:: DATA FOR PROCESSING ::

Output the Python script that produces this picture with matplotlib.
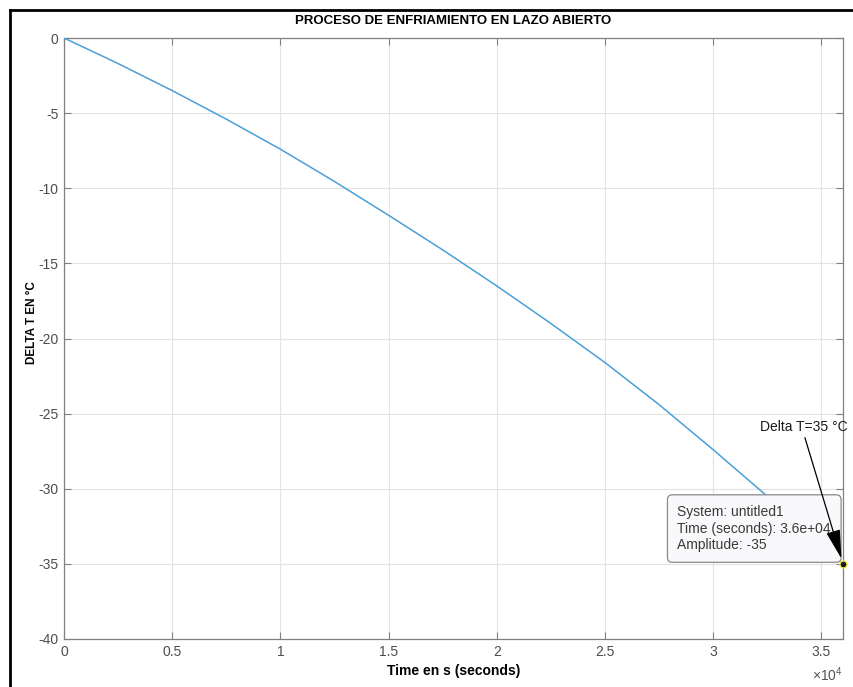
import matplotlib.pyplot as plt
from matplotlib.lines import Line2D
from matplotlib.ticker import FuncFormatter

plt.rcParams['font.family'] = ['Liberation Sans', 'DejaVu Sans']
plt.rcParams['axes.unicode_minus'] = False
plt.rcParams['mathtext.fontset'] = 'custom'
plt.rcParams['mathtext.rm'] = 'Liberation Sans'

# step response (time in s, delta T in °C)
time_s = [0, 2500, 5000, 7500, 10000, 12500, 15000, 17500, 20000,
          22500, 25000, 27500, 30000, 32500, 35000, 36000]
delta_t = [0, -1.7, -3.5, -5.4, -7.4, -9.55, -11.8, -14.1, -16.5,
           -19.0, -21.6, -24.4, -27.4, -30.5, -33.7, -35]

tip_time = 36000
tip_amp = -35
tip_lines = ["System: untitled1", "Time (seconds): 3.6e+04", "Amplitude: -35"]
note_text = "Delta T=35 °C"

fig = plt.figure(figsize=(8.54, 6.87), dpi=100)
ax = fig.add_axes([64 / 854, 1 - 639 / 687, 779 / 854, 601 / 687])

# outer frame of the original screenshot
fig.add_artist(Line2D([10 / 854, 10 / 854], [0, 1 - 10 / 687], color='black', lw=2))
fig.add_artist(Line2D([10 / 854, 1], [1 - 10 / 687, 1 - 10 / 687], color='black', lw=2))

ax.plot(time_s, delta_t, color='#4a9fd8', lw=1.1, zorder=3)

ax.set_xlim(0, 36000)
ax.set_ylim(-40, 0)
ax.set_xticks(range(0, 36000, 5000))
ax.set_yticks(range(-40, 1, 5))
ax.xaxis.set_major_formatter(FuncFormatter(lambda v, p: f"{v / 1e4:g}"))

ax.grid(True, color='#e3e3e3', lw=0.8)
ax.set_axisbelow(True)
ax.tick_params(direction='in', length=5, top=True, right=True,
               colors='#808080', labelcolor='#4d4d4d', labelsize=10, pad=4)
for s in ax.spines.values():
    s.set_color('#808080')
    s.set_linewidth(0.9)

ax.text(1.0, -0.06, r'$\times10^{4}$', transform=ax.transAxes, ha='right',
        va='center', fontsize=10, color='#555555')

ax.set_title("PROCESO DE ENFRIAMIENTO EN LAZO ABIERTO", fontsize=9.5,
             fontweight='bold', pad=10)
ax.set_xlabel("Time en s (seconds)", fontsize=10, fontweight='bold', labelpad=4)
ax.set_ylabel("DELTA T EN °C", fontsize=8.5, fontweight='bold')
ax.yaxis.set_label_coords(-0.034, 0.527)

# data tip
ax.text(28350, -32.65, "\n".join(tip_lines), ha='left', va='center',
        fontsize=10, color='#3a3a3a', linespacing=1.25, zorder=5,
        bbox=dict(boxstyle='round,pad=0.72,rounding_size=0.35', fc='#f9f9fc',
                  ec='#8a8a8a', lw=0.9))
ax.plot([tip_time], [tip_amp], 'o', ms=5, mfc='#1a1a1a', mec='#e6e64d',
        mew=1.0, zorder=6, clip_on=False)

ax.text(34200, -25.9, note_text, ha='center', va='center', fontsize=10,
        color='#1a1a1a', zorder=7)
ax.annotate('', xy=(tip_time, tip_amp), xytext=(34240, -26.6),
            annotation_clip=False, zorder=7,
            arrowprops=dict(arrowstyle='-|>,head_length=0.9,head_width=0.22',
                            mutation_scale=20, color='black', lw=0.9,
                            shrinkA=0, shrinkB=4))

fig.savefig('out.png', dpi=100)
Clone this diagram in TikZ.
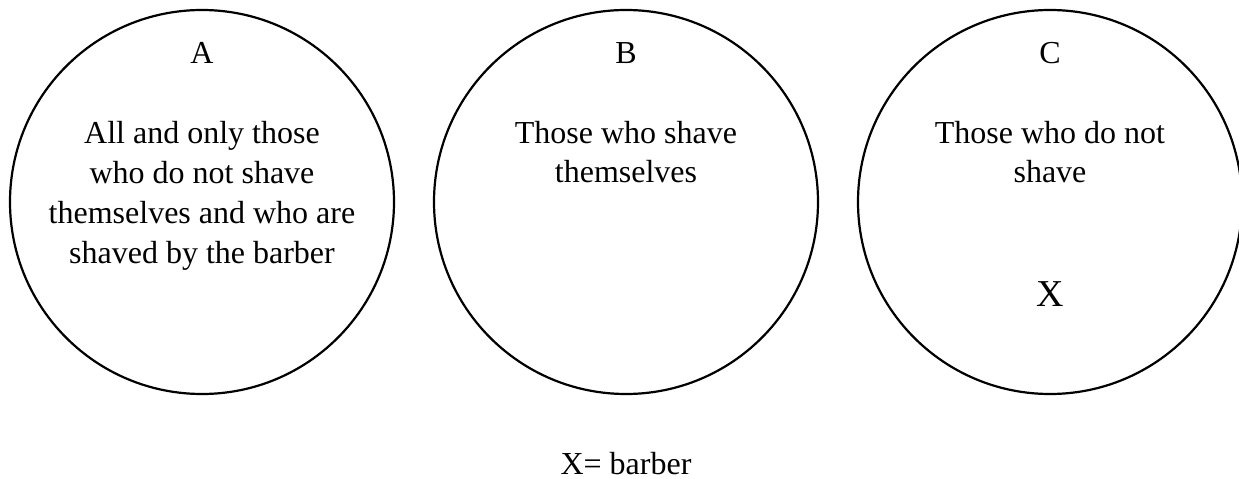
\documentclass[tikz,border=0pt]{standalone}
\usepackage{fontspec}
\setmainfont{Liberation Serif}
\usetikzlibrary{positioning}

\begin{document}
\begin{tikzpicture}[
    x=1pt, y=1pt,
    node distance=40pt,
    setcircle/.style={draw, circle, minimum size=384pt, inner sep=0pt, outer sep=0pt, line width=2.2pt},
    setname/.style={anchor=base, inner sep=0pt, font=\fontsize{32}{40}\selectfont},
    settext/.style={anchor=base, align=center, inner sep=0pt, font=\fontsize{32}{39.7}\selectfont},
    member/.style={anchor=base, inner sep=0pt, font=\fontsize{38}{44}\selectfont},
]
\useasboundingbox (-202,202) rectangle (1037,-277);

% the three sets
\node[setcircle] (setA) at (0,0) {};
\node[setcircle, right=of setA] (setB) {};
\node[setcircle, right=of setB] (setC) {};

\node[setname] (nameA) at ([yshift=-54pt]setA.north) {A};
\node[setname] (nameB) at ([yshift=-54pt]setB.north) {B};
\node[setname] (nameC) at ([yshift=-54pt]setC.north) {C};

% base anchor sits on the last line
\node[settext] (textA) at ([yshift=-253pt]setA.north)
    {All and only those\\who do not shave\\themselves and who are\\shaved by the barber};
\node[settext] (textB) at ([yshift=-173pt]setB.north) {Those who shave\\themselves};
\node[settext] (textC) at ([yshift=-173pt]setC.north) {Those who do not\\shave};

\node[member] (barber) at ([yshift=-296pt]setC.north) {X};

\node[setname] (key) at ([yshift=-80pt]setB.south) {X= barber};

\end{tikzpicture}
\end{document}
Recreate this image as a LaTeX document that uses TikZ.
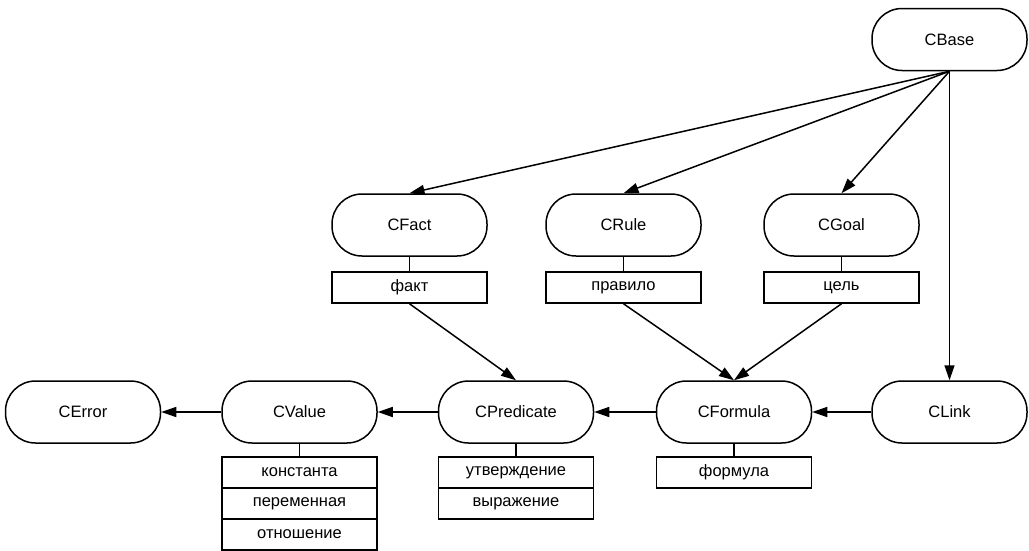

:::

* WHAT YOU WILL DO *
Take the entries shown above and quote them verbatim, passing over the pictures.

* TASK SOLUTION *
Output the Python script that produces this picture with matplotlib.
import matplotlib.pyplot as plt
from matplotlib.lines import Line2D
from matplotlib.ticker import FuncFormatter

plt.rcParams['font.family'] = ['Liberation Sans', 'DejaVu Sans']
plt.rcParams['axes.unicode_minus'] = False
plt.rcParams['mathtext.fontset'] = 'custom'
plt.rcParams['mathtext.rm'] = 'Liberation Sans'

# step response (time in s, delta T in °C)
time_s = [0, 2500, 5000, 7500, 10000, 12500, 15000, 17500, 20000,
          22500, 25000, 27500, 30000, 32500, 35000, 36000]
delta_t = [0, -1.7, -3.5, -5.4, -7.4, -9.55, -11.8, -14.1, -16.5,
           -19.0, -21.6, -24.4, -27.4, -30.5, -33.7, -35]

tip_time = 36000
tip_amp = -35
tip_lines = ["System: untitled1", "Time (seconds): 3.6e+04", "Amplitude: -35"]
note_text = "Delta T=35 °C"

fig = plt.figure(figsize=(8.54, 6.87), dpi=100)
ax = fig.add_axes([64 / 854, 1 - 639 / 687, 779 / 854, 601 / 687])

# outer frame of the original screenshot
fig.add_artist(Line2D([10 / 854, 10 / 854], [0, 1 - 10 / 687], color='black', lw=2))
fig.add_artist(Line2D([10 / 854, 1], [1 - 10 / 687, 1 - 10 / 687], color='black', lw=2))

ax.plot(time_s, delta_t, color='#4a9fd8', lw=1.1, zorder=3)

ax.set_xlim(0, 36000)
ax.set_ylim(-40, 0)
ax.set_xticks(range(0, 36000, 5000))
ax.set_yticks(range(-40, 1, 5))
ax.xaxis.set_major_formatter(FuncFormatter(lambda v, p: f"{v / 1e4:g}"))

ax.grid(True, color='#e3e3e3', lw=0.8)
ax.set_axisbelow(True)
ax.tick_params(direction='in', length=5, top=True, right=True,
               colors='#808080', labelcolor='#4d4d4d', labelsize=10, pad=4)
for s in ax.spines.values():
    s.set_color('#808080')
    s.set_linewidth(0.9)

ax.text(1.0, -0.06, r'$\times10^{4}$', transform=ax.transAxes, ha='right',
        va='center', fontsize=10, color='#555555')

ax.set_title("PROCESO DE ENFRIAMIENTO EN LAZO ABIERTO", fontsize=9.5,
             fontweight='bold', pad=10)
ax.set_xlabel("Time en s (seconds)", fontsize=10, fontweight='bold', labelpad=4)
ax.set_ylabel("DELTA T EN °C", fontsize=8.5, fontweight='bold')
ax.yaxis.set_label_coords(-0.034, 0.527)

# data tip
ax.text(28350, -32.65, "\n".join(tip_lines), ha='left', va='center',
        fontsize=10, color='#3a3a3a', linespacing=1.25, zorder=5,
        bbox=dict(boxstyle='round,pad=0.72,rounding_size=0.35', fc='#f9f9fc',
                  ec='#8a8a8a', lw=0.9))
ax.plot([tip_time], [tip_amp], 'o', ms=5, mfc='#1a1a1a', mec='#e6e64d',
        mew=1.0, zorder=6, clip_on=False)

ax.text(34200, -25.9, note_text, ha='center', va='center', fontsize=10,
        color='#1a1a1a', zorder=7)
ax.annotate('', xy=(tip_time, tip_amp), xytext=(34240, -26.6),
            annotation_clip=False, zorder=7,
            arrowprops=dict(arrowstyle='-|>,head_length=0.9,head_width=0.22',
                            mutation_scale=20, color='black', lw=0.9,
                            shrinkA=0, shrinkB=4))

fig.savefig('out.png', dpi=100)
Clone this diagram in TikZ.
\documentclass[tikz,border=0pt]{standalone}
\usepackage{fontspec}
\setmainfont{Liberation Serif}
\usetikzlibrary{positioning}

\begin{document}
\begin{tikzpicture}[
    x=1pt, y=1pt,
    node distance=40pt,
    setcircle/.style={draw, circle, minimum size=384pt, inner sep=0pt, outer sep=0pt, line width=2.2pt},
    setname/.style={anchor=base, inner sep=0pt, font=\fontsize{32}{40}\selectfont},
    settext/.style={anchor=base, align=center, inner sep=0pt, font=\fontsize{32}{39.7}\selectfont},
    member/.style={anchor=base, inner sep=0pt, font=\fontsize{38}{44}\selectfont},
]
\useasboundingbox (-202,202) rectangle (1037,-277);

% the three sets
\node[setcircle] (setA) at (0,0) {};
\node[setcircle, right=of setA] (setB) {};
\node[setcircle, right=of setB] (setC) {};

\node[setname] (nameA) at ([yshift=-54pt]setA.north) {A};
\node[setname] (nameB) at ([yshift=-54pt]setB.north) {B};
\node[setname] (nameC) at ([yshift=-54pt]setC.north) {C};

% base anchor sits on the last line
\node[settext] (textA) at ([yshift=-253pt]setA.north)
    {All and only those\\who do not shave\\themselves and who are\\shaved by the barber};
\node[settext] (textB) at ([yshift=-173pt]setB.north) {Those who shave\\themselves};
\node[settext] (textC) at ([yshift=-173pt]setC.north) {Those who do not\\shave};

\node[member] (barber) at ([yshift=-296pt]setC.north) {X};

\node[setname] (key) at ([yshift=-80pt]setB.south) {X= barber};

\end{tikzpicture}
\end{document}
Recreate this image as a LaTeX document that uses TikZ.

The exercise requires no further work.